This Week in Sustainability: Doubling the Power of Solar Cells and New Sustainable Design Software

| Josh Henretig

sunThis week, MIT Technology Review wrote a piece outlining an innovative new design that can double the power of solar cells. Researchers at the University of Illinois at Urbana-Champaign used a thin sheet of dyed plastic to gathers sunlight and concentrate it onto a gallium arsenide solar cell. In other words, when the rays of sun hit the plastic, the dye absorbs the light and then reemits it inside the plastic where it then goes to the solar cell. Why is this research so promising? The plastic would essentially create a flexible solar panel, which could expand the use of solar energy to many different areas. As the piece points out, the military could use it on soldiers’ helmets to power their electronic gear or it could be attached to the wings of small drones in order to increase flight times, both exciting possibilities for the future.

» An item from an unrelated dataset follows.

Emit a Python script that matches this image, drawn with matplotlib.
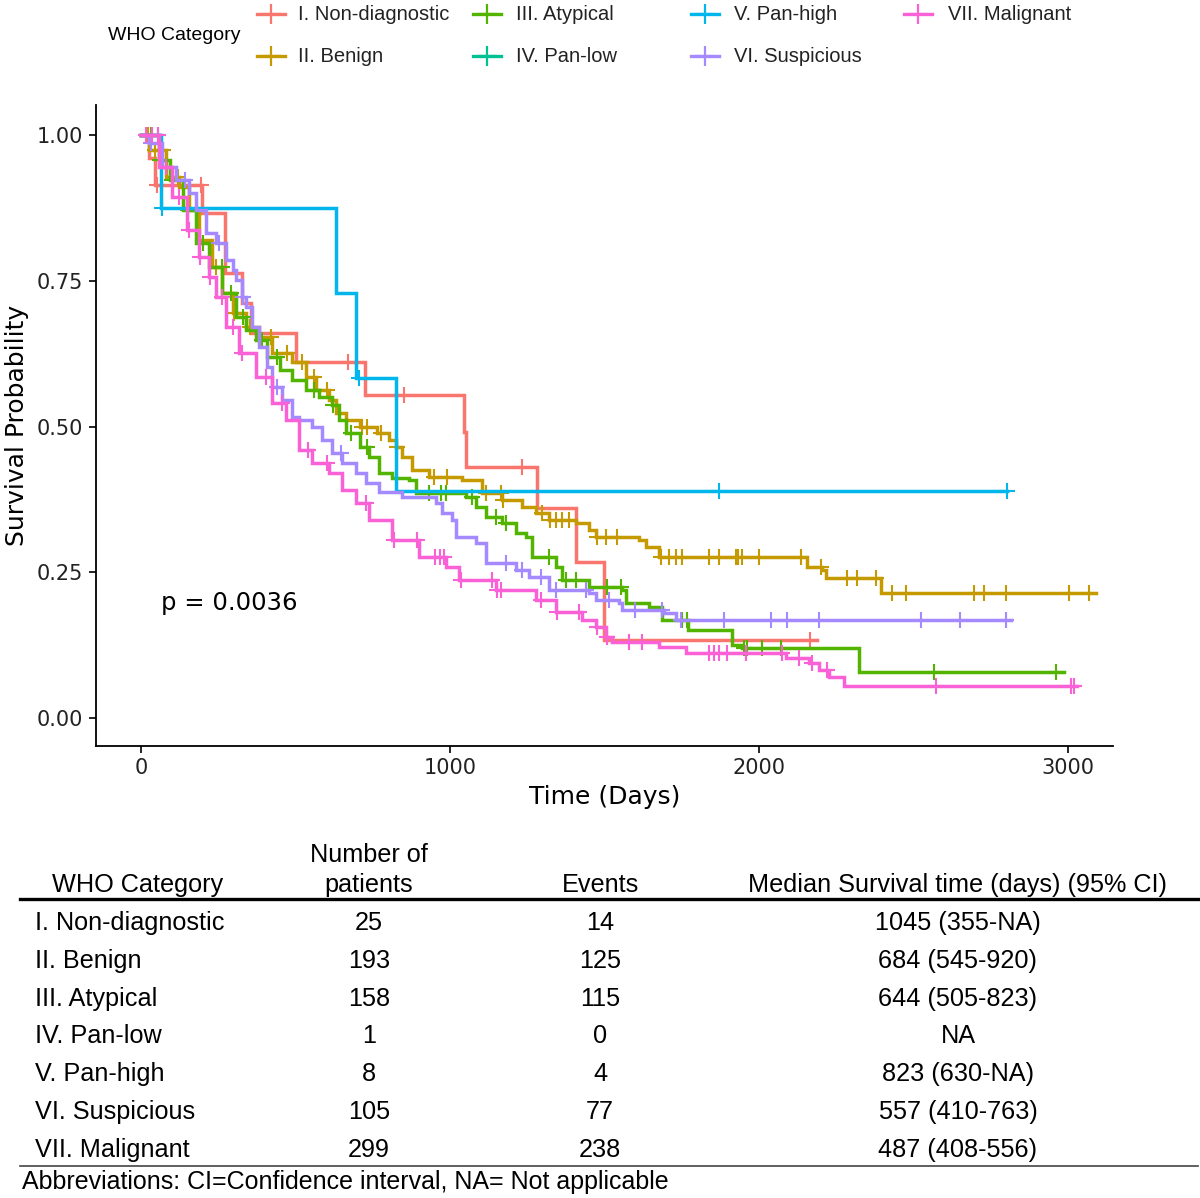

In other sustainable design news, The Guardian Sustainable Business looked at one California-based software firm that is using sustainable design software to encourage startups to be more sustainable. The firm, Autodesk, harnesses big data along with cheap computing power and storage to enable designers to compile information about the “lifecycle impacts” of the materials they use. They are also using “systems thinking and modeling to design” so designers can have an inside look into the environmental, social and economic consequences of all decisions. Even more encouraging, Autodesk’s director of sustainability, Lynelle Cameron believes “design is the act of intentionally shaping the world” by building “ecological intelligence into our software.” Whether designing new technology to double the power and uses of solar panels or designing software to make building design more sustainable, current innovations are paving the way for a more sustainably designed future.